_What is being asked_
Keep only the lines from the top of the listing through the one with "const heightTicks = [0, 500, 1000, 1500];", and reproduce them unaltered.
** Begin Source excerpt **
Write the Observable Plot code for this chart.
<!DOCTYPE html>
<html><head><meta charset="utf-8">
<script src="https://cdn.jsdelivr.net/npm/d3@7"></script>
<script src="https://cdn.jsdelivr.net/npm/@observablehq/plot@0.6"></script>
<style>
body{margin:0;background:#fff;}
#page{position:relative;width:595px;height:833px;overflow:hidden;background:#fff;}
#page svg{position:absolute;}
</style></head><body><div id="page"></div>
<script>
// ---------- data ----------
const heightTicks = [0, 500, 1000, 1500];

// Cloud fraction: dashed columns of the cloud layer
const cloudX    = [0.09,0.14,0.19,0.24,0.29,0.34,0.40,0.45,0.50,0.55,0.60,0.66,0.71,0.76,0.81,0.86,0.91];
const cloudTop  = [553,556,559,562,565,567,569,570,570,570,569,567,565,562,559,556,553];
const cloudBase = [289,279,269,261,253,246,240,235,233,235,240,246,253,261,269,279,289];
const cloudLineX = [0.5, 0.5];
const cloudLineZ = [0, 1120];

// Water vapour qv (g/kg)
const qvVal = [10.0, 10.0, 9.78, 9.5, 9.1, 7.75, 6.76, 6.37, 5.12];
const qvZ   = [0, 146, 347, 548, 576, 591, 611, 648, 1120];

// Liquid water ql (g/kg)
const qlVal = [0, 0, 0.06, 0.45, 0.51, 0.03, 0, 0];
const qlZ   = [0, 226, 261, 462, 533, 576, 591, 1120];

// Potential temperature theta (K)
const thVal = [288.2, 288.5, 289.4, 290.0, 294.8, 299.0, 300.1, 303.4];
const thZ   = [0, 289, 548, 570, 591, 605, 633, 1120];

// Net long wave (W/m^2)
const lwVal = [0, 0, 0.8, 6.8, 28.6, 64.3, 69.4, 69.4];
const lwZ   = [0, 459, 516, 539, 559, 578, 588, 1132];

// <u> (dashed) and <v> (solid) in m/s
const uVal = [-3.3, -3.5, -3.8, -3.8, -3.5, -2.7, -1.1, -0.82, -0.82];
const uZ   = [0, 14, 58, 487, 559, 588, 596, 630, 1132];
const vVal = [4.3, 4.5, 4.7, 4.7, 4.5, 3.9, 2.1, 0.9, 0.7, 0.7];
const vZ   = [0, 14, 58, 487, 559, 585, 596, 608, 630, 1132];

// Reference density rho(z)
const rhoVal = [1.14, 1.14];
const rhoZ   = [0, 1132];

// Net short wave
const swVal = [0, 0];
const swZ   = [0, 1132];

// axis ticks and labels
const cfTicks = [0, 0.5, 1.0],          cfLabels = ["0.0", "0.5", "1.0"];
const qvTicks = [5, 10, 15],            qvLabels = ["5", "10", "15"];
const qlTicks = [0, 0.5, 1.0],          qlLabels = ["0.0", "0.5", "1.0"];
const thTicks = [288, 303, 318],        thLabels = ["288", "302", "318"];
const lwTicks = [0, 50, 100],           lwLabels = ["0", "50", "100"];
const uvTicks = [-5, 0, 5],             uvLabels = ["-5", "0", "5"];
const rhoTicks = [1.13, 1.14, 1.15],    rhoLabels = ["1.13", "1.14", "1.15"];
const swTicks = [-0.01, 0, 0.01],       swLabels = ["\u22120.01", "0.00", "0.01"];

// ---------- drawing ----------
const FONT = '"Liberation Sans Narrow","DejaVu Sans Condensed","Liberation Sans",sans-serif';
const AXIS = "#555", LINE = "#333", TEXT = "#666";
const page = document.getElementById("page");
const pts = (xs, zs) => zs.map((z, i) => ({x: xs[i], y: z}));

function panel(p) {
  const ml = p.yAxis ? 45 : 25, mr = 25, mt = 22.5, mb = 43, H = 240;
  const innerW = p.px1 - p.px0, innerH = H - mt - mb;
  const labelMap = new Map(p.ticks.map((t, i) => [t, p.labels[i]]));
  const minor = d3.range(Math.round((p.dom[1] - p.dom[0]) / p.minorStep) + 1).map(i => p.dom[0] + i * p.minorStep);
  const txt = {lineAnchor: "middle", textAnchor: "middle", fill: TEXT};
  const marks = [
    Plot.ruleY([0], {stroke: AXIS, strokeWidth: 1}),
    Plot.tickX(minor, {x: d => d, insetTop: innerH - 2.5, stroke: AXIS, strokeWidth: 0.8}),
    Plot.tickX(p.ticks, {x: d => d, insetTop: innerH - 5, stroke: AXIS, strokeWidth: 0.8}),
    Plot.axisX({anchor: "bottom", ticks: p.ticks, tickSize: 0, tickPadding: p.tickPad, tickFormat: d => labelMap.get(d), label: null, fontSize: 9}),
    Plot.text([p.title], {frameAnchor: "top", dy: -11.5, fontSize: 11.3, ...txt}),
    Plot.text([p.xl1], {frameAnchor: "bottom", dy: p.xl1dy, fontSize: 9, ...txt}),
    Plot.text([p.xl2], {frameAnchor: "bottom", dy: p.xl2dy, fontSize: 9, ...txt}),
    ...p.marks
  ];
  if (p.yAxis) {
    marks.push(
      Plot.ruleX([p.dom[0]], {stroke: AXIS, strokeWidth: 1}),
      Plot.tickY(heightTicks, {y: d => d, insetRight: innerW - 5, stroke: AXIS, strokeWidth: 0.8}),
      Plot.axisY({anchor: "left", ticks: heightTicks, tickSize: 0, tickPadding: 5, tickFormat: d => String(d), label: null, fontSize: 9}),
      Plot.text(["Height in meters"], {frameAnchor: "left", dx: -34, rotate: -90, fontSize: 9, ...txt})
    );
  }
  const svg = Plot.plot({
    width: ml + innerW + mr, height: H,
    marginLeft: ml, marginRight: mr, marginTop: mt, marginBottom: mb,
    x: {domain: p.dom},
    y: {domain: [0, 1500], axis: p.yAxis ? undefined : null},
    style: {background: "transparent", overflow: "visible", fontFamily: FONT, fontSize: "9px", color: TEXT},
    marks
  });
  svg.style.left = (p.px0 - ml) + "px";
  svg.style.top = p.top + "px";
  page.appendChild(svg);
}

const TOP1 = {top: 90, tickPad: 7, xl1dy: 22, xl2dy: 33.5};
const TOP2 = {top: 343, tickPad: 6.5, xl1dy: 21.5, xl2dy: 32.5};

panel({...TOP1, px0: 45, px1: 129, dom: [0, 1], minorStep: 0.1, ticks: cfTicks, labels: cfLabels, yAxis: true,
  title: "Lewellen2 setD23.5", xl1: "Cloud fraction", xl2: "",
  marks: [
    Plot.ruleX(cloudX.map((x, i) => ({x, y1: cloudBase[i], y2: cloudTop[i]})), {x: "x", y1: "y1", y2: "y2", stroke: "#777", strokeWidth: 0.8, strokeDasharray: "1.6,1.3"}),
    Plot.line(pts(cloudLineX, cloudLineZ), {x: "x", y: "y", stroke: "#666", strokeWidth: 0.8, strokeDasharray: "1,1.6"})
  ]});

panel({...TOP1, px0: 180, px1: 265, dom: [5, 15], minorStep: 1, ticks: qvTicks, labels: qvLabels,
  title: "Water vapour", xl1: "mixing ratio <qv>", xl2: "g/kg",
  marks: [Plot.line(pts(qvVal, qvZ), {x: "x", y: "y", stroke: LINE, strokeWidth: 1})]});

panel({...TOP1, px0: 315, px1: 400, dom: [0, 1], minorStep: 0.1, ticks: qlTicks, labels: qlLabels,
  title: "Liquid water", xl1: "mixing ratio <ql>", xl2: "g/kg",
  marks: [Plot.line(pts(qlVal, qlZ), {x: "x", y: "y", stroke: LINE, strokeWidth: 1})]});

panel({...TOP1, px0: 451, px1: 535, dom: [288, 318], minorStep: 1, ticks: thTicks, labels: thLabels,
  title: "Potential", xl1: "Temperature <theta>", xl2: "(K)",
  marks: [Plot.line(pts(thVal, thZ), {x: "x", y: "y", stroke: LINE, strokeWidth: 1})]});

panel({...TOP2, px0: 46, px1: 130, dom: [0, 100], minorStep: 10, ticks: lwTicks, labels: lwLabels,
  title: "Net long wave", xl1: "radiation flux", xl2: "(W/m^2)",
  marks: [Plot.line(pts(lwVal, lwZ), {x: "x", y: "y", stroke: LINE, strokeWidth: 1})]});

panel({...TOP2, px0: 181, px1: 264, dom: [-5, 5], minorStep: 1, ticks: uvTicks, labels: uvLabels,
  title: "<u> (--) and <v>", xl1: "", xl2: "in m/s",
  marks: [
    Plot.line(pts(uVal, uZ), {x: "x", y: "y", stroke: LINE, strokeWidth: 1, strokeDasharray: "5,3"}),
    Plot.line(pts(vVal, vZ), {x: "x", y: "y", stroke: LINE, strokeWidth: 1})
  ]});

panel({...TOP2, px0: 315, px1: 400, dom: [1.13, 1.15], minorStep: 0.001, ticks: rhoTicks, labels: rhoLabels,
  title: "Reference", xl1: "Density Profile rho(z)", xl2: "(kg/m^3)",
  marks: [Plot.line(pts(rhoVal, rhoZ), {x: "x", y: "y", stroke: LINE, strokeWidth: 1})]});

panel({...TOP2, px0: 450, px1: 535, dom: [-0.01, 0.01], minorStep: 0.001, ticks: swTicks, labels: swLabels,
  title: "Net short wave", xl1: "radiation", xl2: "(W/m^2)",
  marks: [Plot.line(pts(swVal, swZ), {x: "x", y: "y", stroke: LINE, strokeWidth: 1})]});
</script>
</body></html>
** End Source excerpt **
_Written response_
Write the Observable Plot code for this chart.
<!DOCTYPE html>
<html><head><meta charset="utf-8">
<script src="https://cdn.jsdelivr.net/npm/d3@7"></script>
<script src="https://cdn.jsdelivr.net/npm/@observablehq/plot@0.6"></script>
<style>
body{margin:0;background:#fff;}
#page{position:relative;width:595px;height:833px;overflow:hidden;background:#fff;}
#page svg{position:absolute;}
</style></head><body><div id="page"></div>
<script>
// ---------- data ----------
const heightTicks = [0, 500, 1000, 1500];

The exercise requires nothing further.